WRITTEN PROBLEM: Among the lines of the listing below, retype exactly those from the one containing "Output the Python" through the one containing "series = [A, B, C, D, E, F, G, H, I, J]", both included. Do not include pictures.

EXTRACTED MATERIAL:
* START *

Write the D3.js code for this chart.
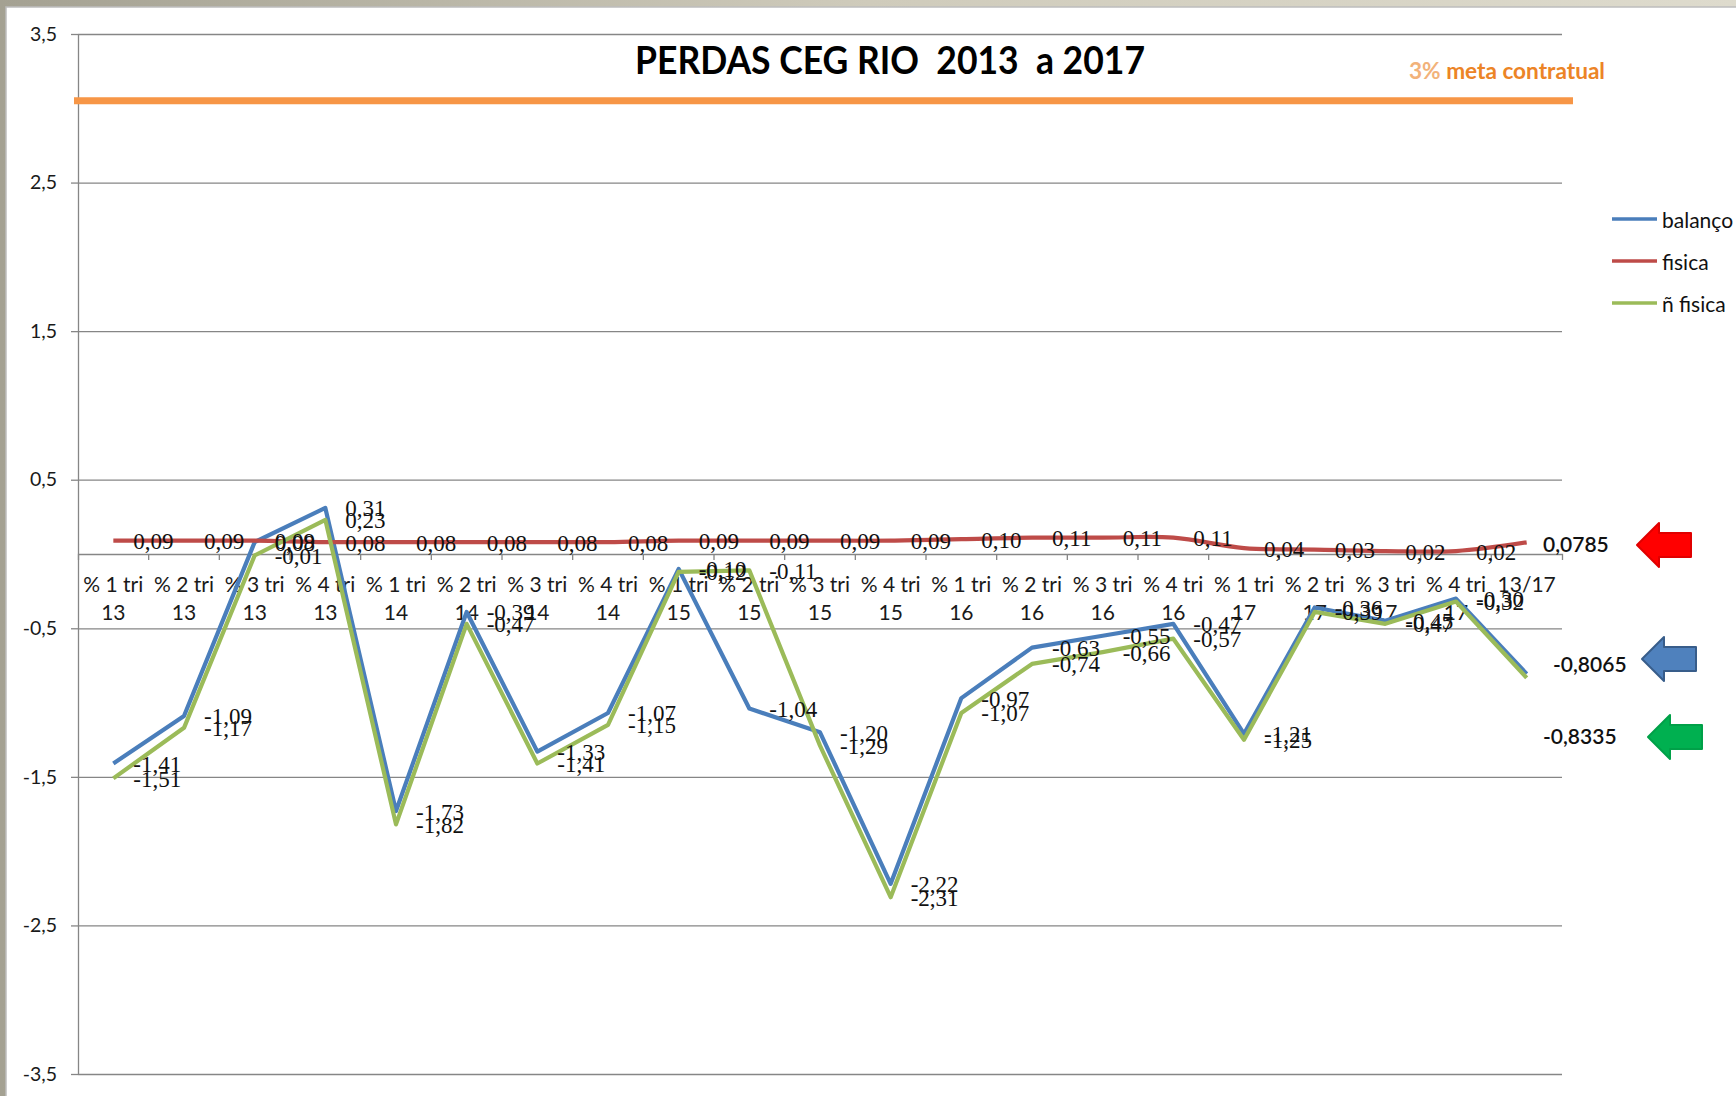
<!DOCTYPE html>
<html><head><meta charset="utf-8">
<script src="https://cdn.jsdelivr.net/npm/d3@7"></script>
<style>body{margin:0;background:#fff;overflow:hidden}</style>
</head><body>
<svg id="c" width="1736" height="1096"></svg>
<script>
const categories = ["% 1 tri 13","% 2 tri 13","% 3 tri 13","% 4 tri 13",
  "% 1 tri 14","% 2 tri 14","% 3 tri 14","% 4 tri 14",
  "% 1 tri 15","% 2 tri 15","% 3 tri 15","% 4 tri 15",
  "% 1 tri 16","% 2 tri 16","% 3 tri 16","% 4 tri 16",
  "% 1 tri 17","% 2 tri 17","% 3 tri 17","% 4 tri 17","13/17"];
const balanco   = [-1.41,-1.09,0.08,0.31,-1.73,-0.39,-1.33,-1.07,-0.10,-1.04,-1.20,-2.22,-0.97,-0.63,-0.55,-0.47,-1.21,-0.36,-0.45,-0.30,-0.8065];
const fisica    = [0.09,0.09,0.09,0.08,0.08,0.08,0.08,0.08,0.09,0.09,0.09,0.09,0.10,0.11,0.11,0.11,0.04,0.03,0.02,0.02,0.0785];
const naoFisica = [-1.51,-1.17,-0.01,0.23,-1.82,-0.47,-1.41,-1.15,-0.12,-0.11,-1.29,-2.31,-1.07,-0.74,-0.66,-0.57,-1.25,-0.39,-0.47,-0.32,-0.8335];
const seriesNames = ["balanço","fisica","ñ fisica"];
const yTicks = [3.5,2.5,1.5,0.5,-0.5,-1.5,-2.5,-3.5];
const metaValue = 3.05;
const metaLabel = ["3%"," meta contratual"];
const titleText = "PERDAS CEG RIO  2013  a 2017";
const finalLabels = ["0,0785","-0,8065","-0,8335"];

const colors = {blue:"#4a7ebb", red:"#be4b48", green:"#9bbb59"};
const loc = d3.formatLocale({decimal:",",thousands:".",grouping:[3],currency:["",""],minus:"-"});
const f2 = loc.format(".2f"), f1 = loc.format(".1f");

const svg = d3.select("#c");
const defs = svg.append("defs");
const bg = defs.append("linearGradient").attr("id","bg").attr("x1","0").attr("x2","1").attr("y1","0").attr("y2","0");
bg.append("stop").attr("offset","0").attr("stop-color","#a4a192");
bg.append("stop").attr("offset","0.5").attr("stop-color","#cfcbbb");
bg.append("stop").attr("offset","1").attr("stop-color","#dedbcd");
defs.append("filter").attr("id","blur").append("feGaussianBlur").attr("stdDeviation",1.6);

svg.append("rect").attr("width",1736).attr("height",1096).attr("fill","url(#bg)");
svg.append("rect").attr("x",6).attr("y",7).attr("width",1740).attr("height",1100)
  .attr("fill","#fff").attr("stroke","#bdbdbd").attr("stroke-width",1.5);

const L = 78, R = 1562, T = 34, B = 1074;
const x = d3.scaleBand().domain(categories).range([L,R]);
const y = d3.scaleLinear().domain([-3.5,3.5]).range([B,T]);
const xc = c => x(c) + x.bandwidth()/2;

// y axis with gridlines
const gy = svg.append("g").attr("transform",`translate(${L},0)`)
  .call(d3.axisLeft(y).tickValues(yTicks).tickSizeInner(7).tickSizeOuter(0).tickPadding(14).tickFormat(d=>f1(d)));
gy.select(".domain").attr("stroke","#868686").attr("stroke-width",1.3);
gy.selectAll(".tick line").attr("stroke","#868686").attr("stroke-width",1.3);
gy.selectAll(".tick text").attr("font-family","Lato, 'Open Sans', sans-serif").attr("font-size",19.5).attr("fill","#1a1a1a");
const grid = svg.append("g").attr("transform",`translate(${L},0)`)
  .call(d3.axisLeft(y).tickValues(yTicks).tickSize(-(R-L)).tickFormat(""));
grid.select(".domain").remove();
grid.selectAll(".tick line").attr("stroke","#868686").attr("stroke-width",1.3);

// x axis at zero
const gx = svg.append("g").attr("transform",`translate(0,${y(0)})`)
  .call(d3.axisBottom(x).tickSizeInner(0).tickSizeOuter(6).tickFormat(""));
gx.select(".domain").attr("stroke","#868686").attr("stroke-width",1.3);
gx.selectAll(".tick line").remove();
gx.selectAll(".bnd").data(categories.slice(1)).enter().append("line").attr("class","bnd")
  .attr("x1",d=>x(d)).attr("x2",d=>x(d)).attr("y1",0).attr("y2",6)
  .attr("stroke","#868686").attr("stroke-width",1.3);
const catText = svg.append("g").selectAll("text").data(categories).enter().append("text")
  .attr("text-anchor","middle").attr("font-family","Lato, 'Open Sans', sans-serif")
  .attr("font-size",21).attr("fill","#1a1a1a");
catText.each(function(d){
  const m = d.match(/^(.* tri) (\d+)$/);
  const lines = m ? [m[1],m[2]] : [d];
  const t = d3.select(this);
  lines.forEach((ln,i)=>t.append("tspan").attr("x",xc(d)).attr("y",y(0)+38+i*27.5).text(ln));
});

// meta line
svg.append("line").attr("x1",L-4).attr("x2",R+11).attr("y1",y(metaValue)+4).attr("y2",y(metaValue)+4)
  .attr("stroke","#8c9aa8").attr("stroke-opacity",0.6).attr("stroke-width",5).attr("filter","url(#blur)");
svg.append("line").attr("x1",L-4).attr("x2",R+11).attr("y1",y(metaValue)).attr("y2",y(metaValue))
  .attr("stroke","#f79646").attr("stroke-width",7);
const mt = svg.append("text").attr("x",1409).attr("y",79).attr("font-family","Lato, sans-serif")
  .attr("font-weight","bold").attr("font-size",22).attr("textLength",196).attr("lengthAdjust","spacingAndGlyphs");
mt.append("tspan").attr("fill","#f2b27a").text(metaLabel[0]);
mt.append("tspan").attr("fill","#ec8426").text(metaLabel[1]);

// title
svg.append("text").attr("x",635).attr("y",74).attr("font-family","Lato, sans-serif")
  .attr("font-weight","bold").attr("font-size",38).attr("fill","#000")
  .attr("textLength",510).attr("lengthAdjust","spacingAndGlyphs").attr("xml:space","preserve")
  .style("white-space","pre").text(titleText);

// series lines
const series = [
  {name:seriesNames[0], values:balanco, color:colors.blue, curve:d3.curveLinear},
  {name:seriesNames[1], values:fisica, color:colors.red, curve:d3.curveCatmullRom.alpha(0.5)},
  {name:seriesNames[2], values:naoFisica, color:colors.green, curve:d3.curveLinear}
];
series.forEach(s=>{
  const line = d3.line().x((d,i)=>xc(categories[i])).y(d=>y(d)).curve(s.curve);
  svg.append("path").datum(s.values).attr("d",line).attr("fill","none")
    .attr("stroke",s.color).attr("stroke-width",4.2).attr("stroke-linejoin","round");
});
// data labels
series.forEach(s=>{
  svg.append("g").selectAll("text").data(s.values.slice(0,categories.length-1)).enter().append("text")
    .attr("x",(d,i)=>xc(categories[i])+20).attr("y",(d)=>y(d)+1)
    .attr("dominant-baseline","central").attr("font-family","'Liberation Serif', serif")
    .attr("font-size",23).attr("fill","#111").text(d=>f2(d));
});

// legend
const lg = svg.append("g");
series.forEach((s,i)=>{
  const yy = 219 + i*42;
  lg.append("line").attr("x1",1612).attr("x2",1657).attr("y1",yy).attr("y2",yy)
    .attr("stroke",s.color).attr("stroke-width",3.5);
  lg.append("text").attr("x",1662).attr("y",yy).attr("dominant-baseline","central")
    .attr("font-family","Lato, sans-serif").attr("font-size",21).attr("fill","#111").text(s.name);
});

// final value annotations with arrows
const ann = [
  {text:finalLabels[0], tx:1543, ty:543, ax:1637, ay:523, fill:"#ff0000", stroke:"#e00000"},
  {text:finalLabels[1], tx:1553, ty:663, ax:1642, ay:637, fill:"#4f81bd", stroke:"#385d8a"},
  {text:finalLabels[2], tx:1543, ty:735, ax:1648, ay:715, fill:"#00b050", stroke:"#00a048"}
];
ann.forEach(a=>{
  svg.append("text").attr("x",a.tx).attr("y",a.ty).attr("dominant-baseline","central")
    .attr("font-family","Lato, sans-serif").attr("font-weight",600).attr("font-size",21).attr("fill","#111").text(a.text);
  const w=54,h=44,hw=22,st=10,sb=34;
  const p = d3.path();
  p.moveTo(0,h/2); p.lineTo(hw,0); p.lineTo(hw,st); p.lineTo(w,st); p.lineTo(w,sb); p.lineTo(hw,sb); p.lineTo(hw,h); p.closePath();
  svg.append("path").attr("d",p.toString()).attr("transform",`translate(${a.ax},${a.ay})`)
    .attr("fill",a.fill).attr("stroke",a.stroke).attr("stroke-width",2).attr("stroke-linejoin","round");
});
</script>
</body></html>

* END *
* START *

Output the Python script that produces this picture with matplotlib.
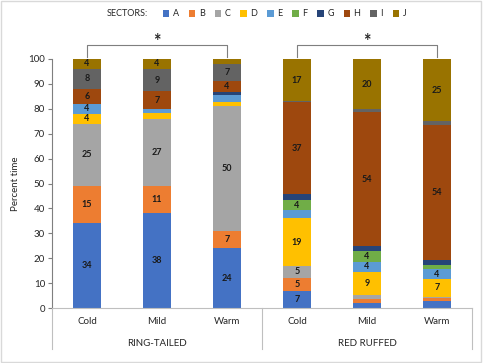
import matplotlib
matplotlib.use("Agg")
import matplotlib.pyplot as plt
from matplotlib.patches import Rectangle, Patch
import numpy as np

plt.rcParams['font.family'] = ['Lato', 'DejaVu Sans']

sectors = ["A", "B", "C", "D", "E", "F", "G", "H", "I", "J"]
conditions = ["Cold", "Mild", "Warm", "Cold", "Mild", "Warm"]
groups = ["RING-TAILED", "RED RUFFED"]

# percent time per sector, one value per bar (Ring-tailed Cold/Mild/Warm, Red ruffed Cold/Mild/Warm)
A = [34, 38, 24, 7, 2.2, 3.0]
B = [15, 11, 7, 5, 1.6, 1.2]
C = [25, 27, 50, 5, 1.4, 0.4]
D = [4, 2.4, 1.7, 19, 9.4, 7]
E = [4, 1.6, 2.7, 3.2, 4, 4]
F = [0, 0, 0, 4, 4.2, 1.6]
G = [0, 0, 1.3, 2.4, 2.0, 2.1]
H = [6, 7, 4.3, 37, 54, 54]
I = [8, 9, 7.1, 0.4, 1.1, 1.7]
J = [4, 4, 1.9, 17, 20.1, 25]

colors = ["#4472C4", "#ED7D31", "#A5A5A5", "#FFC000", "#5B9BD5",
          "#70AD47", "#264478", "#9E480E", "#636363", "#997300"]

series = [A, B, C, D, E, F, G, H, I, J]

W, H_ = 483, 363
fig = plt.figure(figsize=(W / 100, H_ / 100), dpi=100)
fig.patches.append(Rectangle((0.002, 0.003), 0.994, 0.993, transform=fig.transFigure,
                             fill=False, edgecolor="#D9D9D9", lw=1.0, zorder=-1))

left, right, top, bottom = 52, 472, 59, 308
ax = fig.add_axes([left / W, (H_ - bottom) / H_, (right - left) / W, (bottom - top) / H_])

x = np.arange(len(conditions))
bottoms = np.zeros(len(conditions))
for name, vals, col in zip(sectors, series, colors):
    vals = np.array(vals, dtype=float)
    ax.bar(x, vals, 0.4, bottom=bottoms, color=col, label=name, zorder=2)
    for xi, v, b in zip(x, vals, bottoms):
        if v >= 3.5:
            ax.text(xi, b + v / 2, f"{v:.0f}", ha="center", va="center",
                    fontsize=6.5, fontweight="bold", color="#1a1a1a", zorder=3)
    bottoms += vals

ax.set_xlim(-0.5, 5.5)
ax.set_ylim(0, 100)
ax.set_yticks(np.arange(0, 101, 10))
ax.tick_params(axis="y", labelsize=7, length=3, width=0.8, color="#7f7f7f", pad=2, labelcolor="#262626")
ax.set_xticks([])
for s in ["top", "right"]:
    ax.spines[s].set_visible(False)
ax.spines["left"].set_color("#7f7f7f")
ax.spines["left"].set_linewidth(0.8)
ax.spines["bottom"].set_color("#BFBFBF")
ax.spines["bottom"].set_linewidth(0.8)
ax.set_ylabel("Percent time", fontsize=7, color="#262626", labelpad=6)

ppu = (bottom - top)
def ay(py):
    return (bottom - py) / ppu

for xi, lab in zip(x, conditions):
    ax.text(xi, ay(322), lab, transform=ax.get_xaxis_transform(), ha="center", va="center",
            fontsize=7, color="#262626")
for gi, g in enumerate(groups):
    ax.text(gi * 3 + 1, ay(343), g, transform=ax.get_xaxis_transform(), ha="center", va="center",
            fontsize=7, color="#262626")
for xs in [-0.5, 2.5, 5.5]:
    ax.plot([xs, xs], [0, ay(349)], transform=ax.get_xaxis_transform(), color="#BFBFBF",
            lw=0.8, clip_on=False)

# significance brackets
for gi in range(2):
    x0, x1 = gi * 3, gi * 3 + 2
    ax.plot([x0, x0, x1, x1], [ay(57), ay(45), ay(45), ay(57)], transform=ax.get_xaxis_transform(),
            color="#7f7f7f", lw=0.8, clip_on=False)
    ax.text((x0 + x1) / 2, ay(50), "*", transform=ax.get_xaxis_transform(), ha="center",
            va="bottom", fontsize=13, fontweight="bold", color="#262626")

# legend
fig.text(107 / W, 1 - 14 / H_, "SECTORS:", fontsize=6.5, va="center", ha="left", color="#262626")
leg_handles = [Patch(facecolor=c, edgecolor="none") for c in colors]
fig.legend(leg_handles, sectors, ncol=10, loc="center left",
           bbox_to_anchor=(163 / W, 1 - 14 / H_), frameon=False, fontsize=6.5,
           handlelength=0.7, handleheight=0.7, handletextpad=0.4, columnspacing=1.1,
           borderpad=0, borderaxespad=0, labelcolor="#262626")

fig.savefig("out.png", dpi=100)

* END *
* START *

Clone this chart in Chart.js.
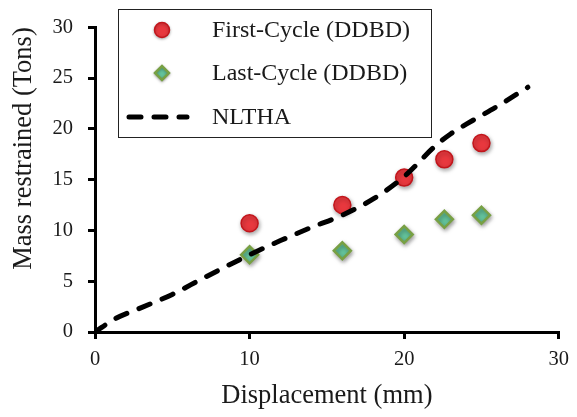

* END *

SOLVED PROBLEM:
Output the Python script that produces this picture with matplotlib.
import matplotlib
matplotlib.use("Agg")
import matplotlib.pyplot as plt
from matplotlib.patches import Rectangle, Patch
import numpy as np

plt.rcParams['font.family'] = ['Lato', 'DejaVu Sans']

sectors = ["A", "B", "C", "D", "E", "F", "G", "H", "I", "J"]
conditions = ["Cold", "Mild", "Warm", "Cold", "Mild", "Warm"]
groups = ["RING-TAILED", "RED RUFFED"]

# percent time per sector, one value per bar (Ring-tailed Cold/Mild/Warm, Red ruffed Cold/Mild/Warm)
A = [34, 38, 24, 7, 2.2, 3.0]
B = [15, 11, 7, 5, 1.6, 1.2]
C = [25, 27, 50, 5, 1.4, 0.4]
D = [4, 2.4, 1.7, 19, 9.4, 7]
E = [4, 1.6, 2.7, 3.2, 4, 4]
F = [0, 0, 0, 4, 4.2, 1.6]
G = [0, 0, 1.3, 2.4, 2.0, 2.1]
H = [6, 7, 4.3, 37, 54, 54]
I = [8, 9, 7.1, 0.4, 1.1, 1.7]
J = [4, 4, 1.9, 17, 20.1, 25]

colors = ["#4472C4", "#ED7D31", "#A5A5A5", "#FFC000", "#5B9BD5",
          "#70AD47", "#264478", "#9E480E", "#636363", "#997300"]

series = [A, B, C, D, E, F, G, H, I, J]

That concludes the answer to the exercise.